Quanto ao desempenho animal, os ganhos médios diários de peso por animal foram semelhantes entre os tratamentos, com ganhos médios diários (GMDs) de 440 gramas por dia (g/dia) e 404 g/dia no CBC, nos primeiros e segundo ciclos avaliados, e 430 g/dia e 375 g/dia no manejo convencional, nos primeiros e segundo ciclos avaliados. No entanto, Silveira destaca que no tratamento de CBC foram registrados maiores ganhos por área em vista da possibilidade de trabalhar com taxas de lotação mais altas, neste caso, 2,33 e 2,77 unidades animais por hectare (UA/ha) nos dois ciclos de avaliação de CBC e 0,89 e 0,70 UA/ha nos dois ciclos de manejo convencional. Esses maiores ganhos por área não aumentaram a intensidade das emissões de metano entérico.
Do ponto de vista econômico, as análises mostraram que o CBC tem maior rentabilidade do que o manejo convencional devido ao maior rendimento por área ao longo do período analisado e, na segunda colheita, à possibilidade de os animais de CBC atingirem o peso mínimo para confinamento e subsequente abate. "Os resultados indicam assim que a implementação do protocolo de CBC proporciona maior rendimento por área de carne, com aumento da rentabilidade", afirma Mariana Aragão, pesquisadora da Embrapa Pecuária de Corte.

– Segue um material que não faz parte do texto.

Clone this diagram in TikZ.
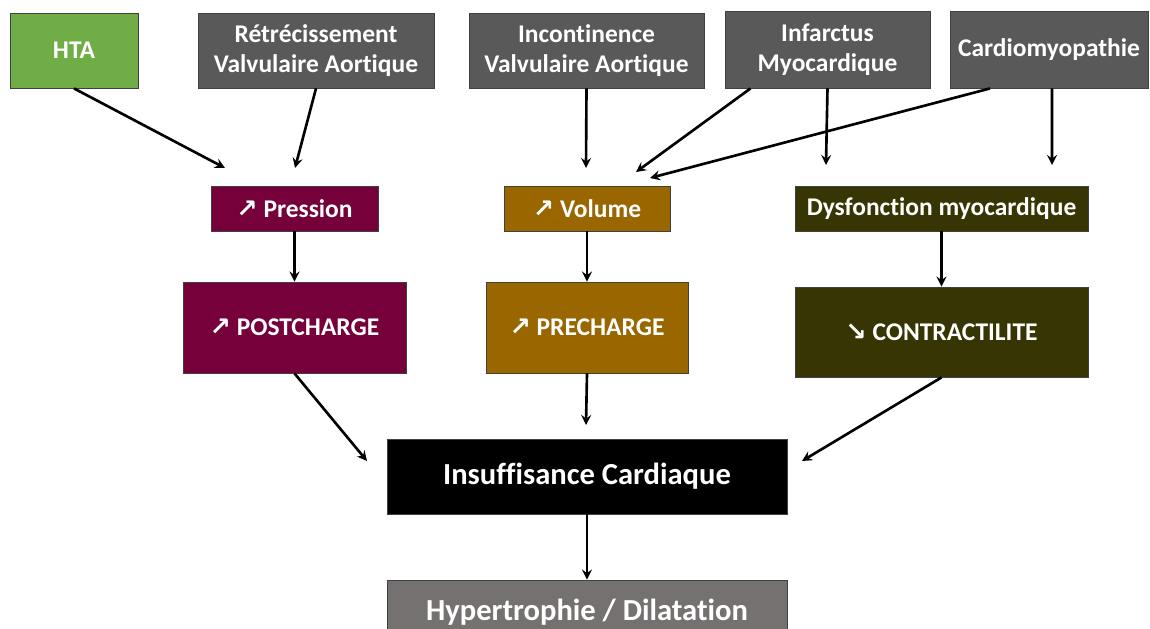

"Do ponto de vista ambiental, o sistema de produção de CBC proporcionou boa cobertura do solo, o que impactou na manutenção do estoque de carbono e na mitigação das emissões de gases de efeito estufa, além de promover um efeito de economia de terra e resiliência no sistema de produção", acrescenta Giolo.
Marcas Conceituais
A Plataforma de Pecuária de Baixo Carbono é uma iniciativa genuinamente brasileira desenvolvida pela Embrapa e empresas parceiras. Ao longo de mais de dez anos, a iniciativa aproximou o design da marca conceitual da realidade do pecuarista. "As marcas conceituais incorporam a ciência, seguem padrões internacionais e estão associadas a um processo de certificação – monitoramento, relato e verificação", observa Giolo.
Também segundo Giolo, as marcas CNB e CBC visam à sustentabilidade dos sistemas agrícolas. Criado entre 2012 e 2020, o CNB pode ser utilizado em sistemas de criação de gado com árvores (por exemplo, sistemas silvipastoris e agrossilvipastoris), sendo o componente florestal responsável pela sequestro de carbono para compensar as emissões dos animais em pastejo. No Brasil, o protocolo CNB tem potencial para ser aplicado em entre dois e dez milhões de hectares.

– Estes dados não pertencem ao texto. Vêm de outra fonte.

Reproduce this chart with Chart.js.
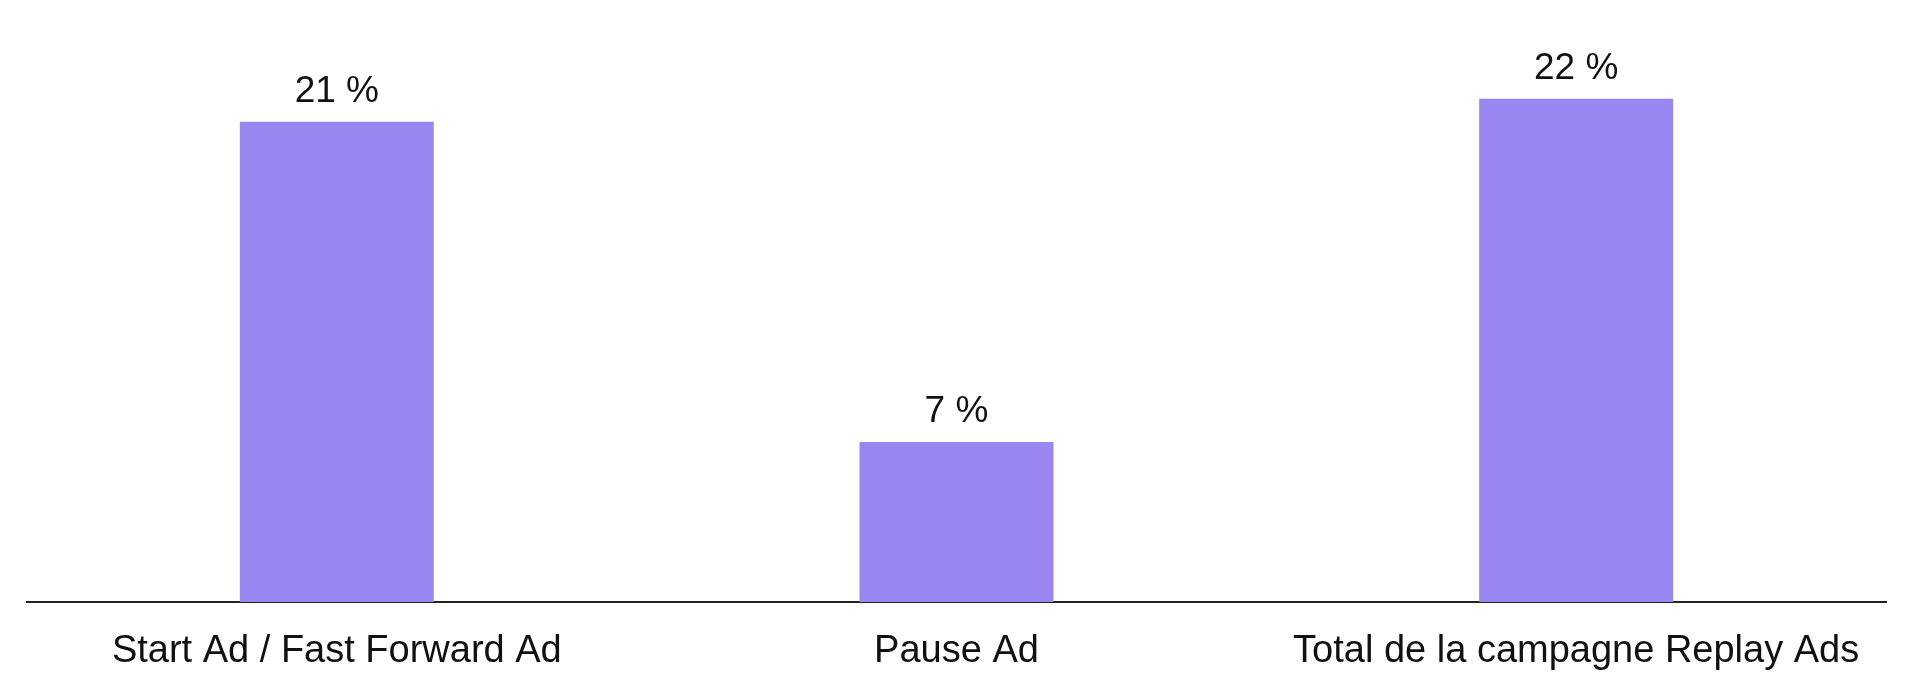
<!DOCTYPE html>
<html>
<head>
<meta charset="utf-8">
<script src="https://cdn.jsdelivr.net/npm/chart.js@4/dist/chart.umd.min.js"></script>
<style>
html, body { margin: 0; padding: 0; background: #fff; }
#wrap { width: 1920px; height: 695px; }
</style>
</head>
<body>
<div id="wrap"><canvas id="barChart"></canvas></div>
<script>
const categories = ['Start Ad / Fast Forward Ad', 'Pause Ad', 'Total de la campagne Replay Ads']
const values = [21, 7, 22]

const fontFamily = '"Liberation Sans", Arial, sans-serif'

// draw "xx %" above each bar
const valueLabels = {
  id: 'valueLabels',
  afterDatasetsDraw(chart) {
    const ctx = chart.ctx
    const meta = chart.getDatasetMeta(0)
    ctx.save()
    ctx.font = '37px ' + fontFamily
    ctx.fillStyle = '#111'
    ctx.textAlign = 'center'
    ctx.textBaseline = 'alphabetic'
    meta.data.forEach((bar, i) => {
      ctx.fillText(values[i] + ' %', bar.x, bar.y - 20)
    })
    ctx.restore()
  }
}

const ctx = document.getElementById('barChart').getContext('2d')

new Chart(ctx, {
  type: 'bar',
  data: {
    labels: categories,
    datasets: [{
      data: values,
      backgroundColor: '#9a86f0',
      borderWidth: 0,
      categoryPercentage: 1,
      barPercentage: 0.313
    }]
  },
  options: {
    responsive: true,
    maintainAspectRatio: false,
    animation: false,
    layout: { padding: { left: 27, right: 34, top: 53, bottom: 0 } },
    plugins: {
      legend: { display: false },
      tooltip: { enabled: false }
    },
    scales: {
      x: {
        grid: { display: false, drawTicks: false },
        border: { display: true, color: '#222', width: 2 },
        ticks: {
          color: '#111',
          padding: 27,
          font: { family: fontFamily, size: 38 },
          maxRotation: 0,
          autoSkip: false
        },
        afterFit(scale) {
          scale.height = 93
        }
      },
      y: {
        display: false,
        min: 0,
        max: 24
      }
    }
  },
  plugins: [valueLabels]
})
</script>
</body>
</html>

Por sua vez, a marca CBC está associada a sistemas de criação de gado sem a presença de árvores, que, com base em boas práticas agrícolas envolvendo a recuperação e o manejo correto das pastagens em um sistema integrado de lavoura-pecuária, promovem o aumento do estoque de carbono no solo, mitigando as emissões de GEE do sistema. Estima-se que as pastagens armazenem de 20% a 30% do carbono do solo do mundo e tenham o potencial de sequestrar carbono por meio do manejo aprimorado do sistema de produção animal baseado em pastagens, trazendo benefícios significativos para a sustentabilidade ambiental, pois ocupam grandes áreas. Nesse sentido, estudos indicam que o manejo correto das pastagens pode ser considerado a segunda tecnologia agrícola mais importante para a mitigação das mudanças climáticas globais.
Lançamento do Protocolo CBC
Para entrar em vigor, o Protocolo CBC estará disponível ao público na plataforma de rastreabilidade animal Agri Trace da Confederação Nacional da Agricultura (CNA) em 2024. Para aderir à certificação, os agricultores devem demonstrar na auditoria inicial que a propriedade cumpre 20 requisitos mínimos obrigatórios para a implementação do sistema, de um total de 67 que serão exigidos progressivamente ao longo de auditorias bienais. O protocolo completo estará disponível apenas para os agricultores que aderirem à plataforma. O compromisso com o protocolo CBC é voluntário, assim como o protocolo CNB. O objetivo da criação da marca conceitual é possibilitar a valorização de sistemas de criação de gado que tenham potencial para mitigar as emissões de gases de efeito estufa.